— Short task —
Without including the pictures, copy out every line below.

— Information shown —
:::
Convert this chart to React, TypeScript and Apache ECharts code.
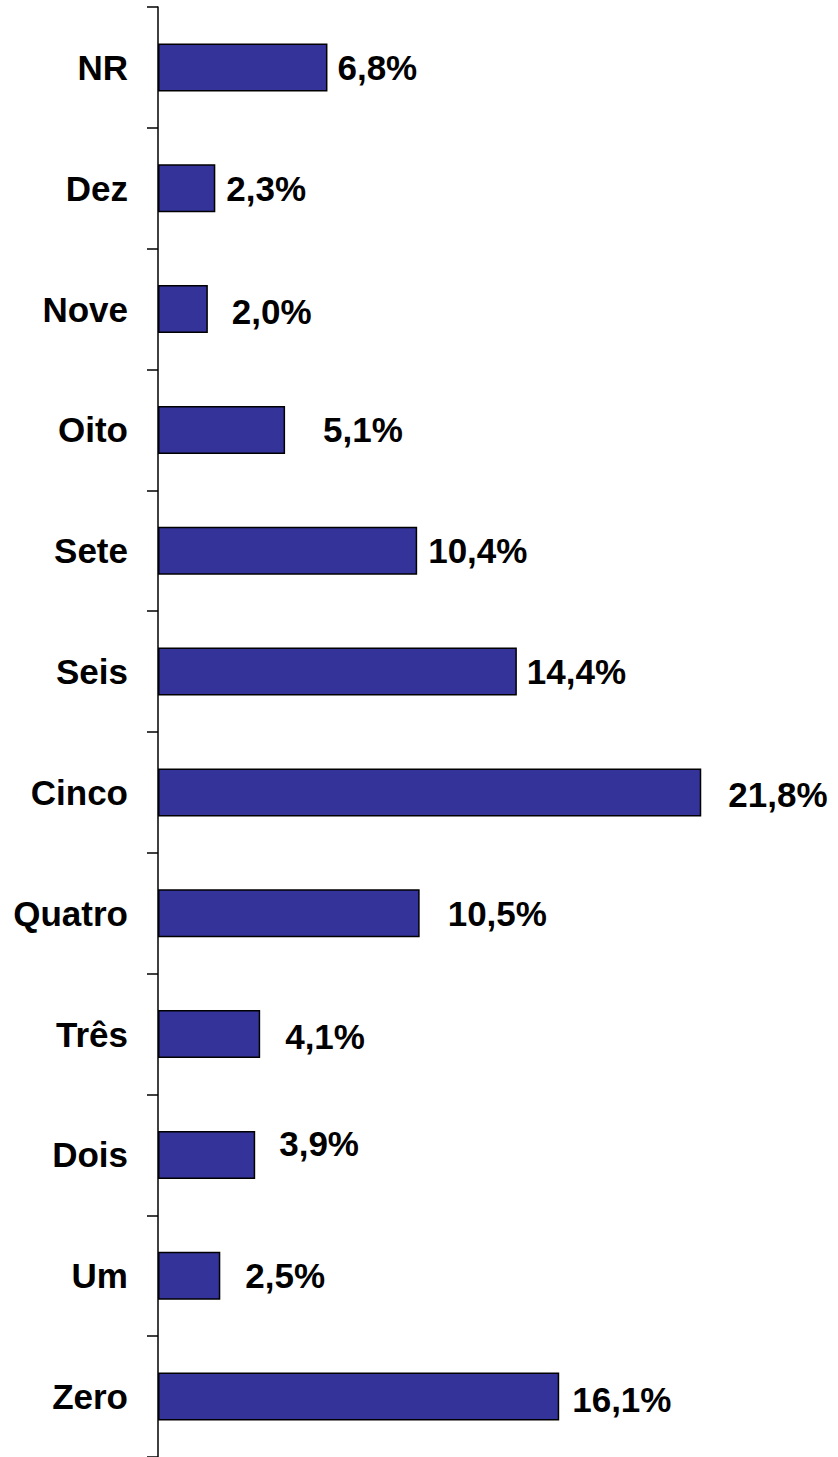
import React, { useEffect, useRef } from "react";
import * as echarts from "echarts";

// Categories listed bottom → top
const categories = ["Zero", "Um", "Dois", "Três", "Quatro", "Cinco", "Seis", "Sete", "Oito", "Nove", "Dez", "NR"];
const percentages = [16.1, 2.5, 3.9, 4.1, 10.5, 21.8, 14.4, 10.4, 5.1, 2.0, 2.3, 6.8];
// manual label nudges from the original (gap to bar end, vertical shift)
const labelGaps = [13, 25, 24, 25, 28, 27, 10, 11, 38, 24, 11, 10];
const labelShifts = [3, 0, -11, 2, 0, 2, 0, 0, 0, 2, 0, 0];

const FONT = "'Liberation Sans', Arial, Helvetica, sans-serif";

export default function App() {
  const ref = useRef<HTMLDivElement>(null);
  useEffect(() => {
    if (!ref.current) return;
    const chart = echarts.init(ref.current, null, { renderer: "svg" });
    chart.setOption({
      animation: false,
      backgroundColor: "#ffffff",
      grid: { left: 158, right: 57, top: 7, bottom: 0, containLabel: false },
      xAxis: {
        type: "value",
        min: 0,
        max: 25,
        show: false,
      },
      yAxis: {
        type: "category",
        data: categories,
        axisLine: { show: true, lineStyle: { color: "#000000", width: 1.5 } },
        axisTick: { show: true, inside: false, length: 11, lineStyle: { color: "#000000", width: 1.5 } },
        axisLabel: {
          margin: 30,
          color: "#000000",
          fontSize: 35,
          fontWeight: "bold",
          fontFamily: FONT,
        },
        splitLine: { show: false },
      },
      series: [
        {
          type: "bar",
          barWidth: 48,
          data: percentages.map((v, i) => ({
            value: v,
            label: {
              distance: labelGaps[i],
              offset: [0, labelShifts[i]],
            },
          })),
          itemStyle: { color: "#333399", borderColor: "#000000", borderWidth: 1.5 },
          label: {
            show: true,
            position: "right",
            color: "#000000",
            fontSize: 35,
            fontWeight: "bold",
            fontFamily: FONT,
            formatter: (p: any) => p.value.toFixed(1).replace(".", ",") + "%",
          },
        },
      ],
    });
    return () => chart.dispose();
  }, []);
  return (
    <div
      ref={ref}
      style={{ position: "absolute", left: 0, top: 0, width: 838, height: 1457, background: "#fff" }}
    />
  );
}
:::
— Task response —
Convert this chart to React, TypeScript and Apache ECharts code.
import React, { useEffect, useRef } from "react";
import * as echarts from "echarts";

// Categories listed bottom → top
const categories = ["Zero", "Um", "Dois", "Três", "Quatro", "Cinco", "Seis", "Sete", "Oito", "Nove", "Dez", "NR"];
const percentages = [16.1, 2.5, 3.9, 4.1, 10.5, 21.8, 14.4, 10.4, 5.1, 2.0, 2.3, 6.8];
// manual label nudges from the original (gap to bar end, vertical shift)
const labelGaps = [13, 25, 24, 25, 28, 27, 10, 11, 38, 24, 11, 10];
const labelShifts = [3, 0, -11, 2, 0, 2, 0, 0, 0, 2, 0, 0];

const FONT = "'Liberation Sans', Arial, Helvetica, sans-serif";

export default function App() {
  const ref = useRef<HTMLDivElement>(null);
  useEffect(() => {
    if (!ref.current) return;
    const chart = echarts.init(ref.current, null, { renderer: "svg" });
    chart.setOption({
      animation: false,
      backgroundColor: "#ffffff",
      grid: { left: 158, right: 57, top: 7, bottom: 0, containLabel: false },
      xAxis: {
        type: "value",
        min: 0,
        max: 25,
        show: false,
      },
      yAxis: {
        type: "category",
        data: categories,
        axisLine: { show: true, lineStyle: { color: "#000000", width: 1.5 } },
        axisTick: { show: true, inside: false, length: 11, lineStyle: { color: "#000000", width: 1.5 } },
        axisLabel: {
          margin: 30,
          color: "#000000",
          fontSize: 35,
          fontWeight: "bold",
          fontFamily: FONT,
        },
        splitLine: { show: false },
      },
      series: [
        {
          type: "bar",
          barWidth: 48,
          data: percentages.map((v, i) => ({
            value: v,
            label: {
              distance: labelGaps[i],
              offset: [0, labelShifts[i]],
            },
          })),
          itemStyle: { color: "#333399", borderColor: "#000000", borderWidth: 1.5 },
          label: {
            show: true,
            position: "right",
            color: "#000000",
            fontSize: 35,
            fontWeight: "bold",
            fontFamily: FONT,
            formatter: (p: any) => p.value.toFixed(1).replace(".", ",") + "%",
          },
        },
      ],
    });
    return () => chart.dispose();
  }, []);
  return (
    <div
      ref={ref}
      style={{ position: "absolute", left: 0, top: 0, width: 838, height: 1457, background: "#fff" }}
    />
  );
}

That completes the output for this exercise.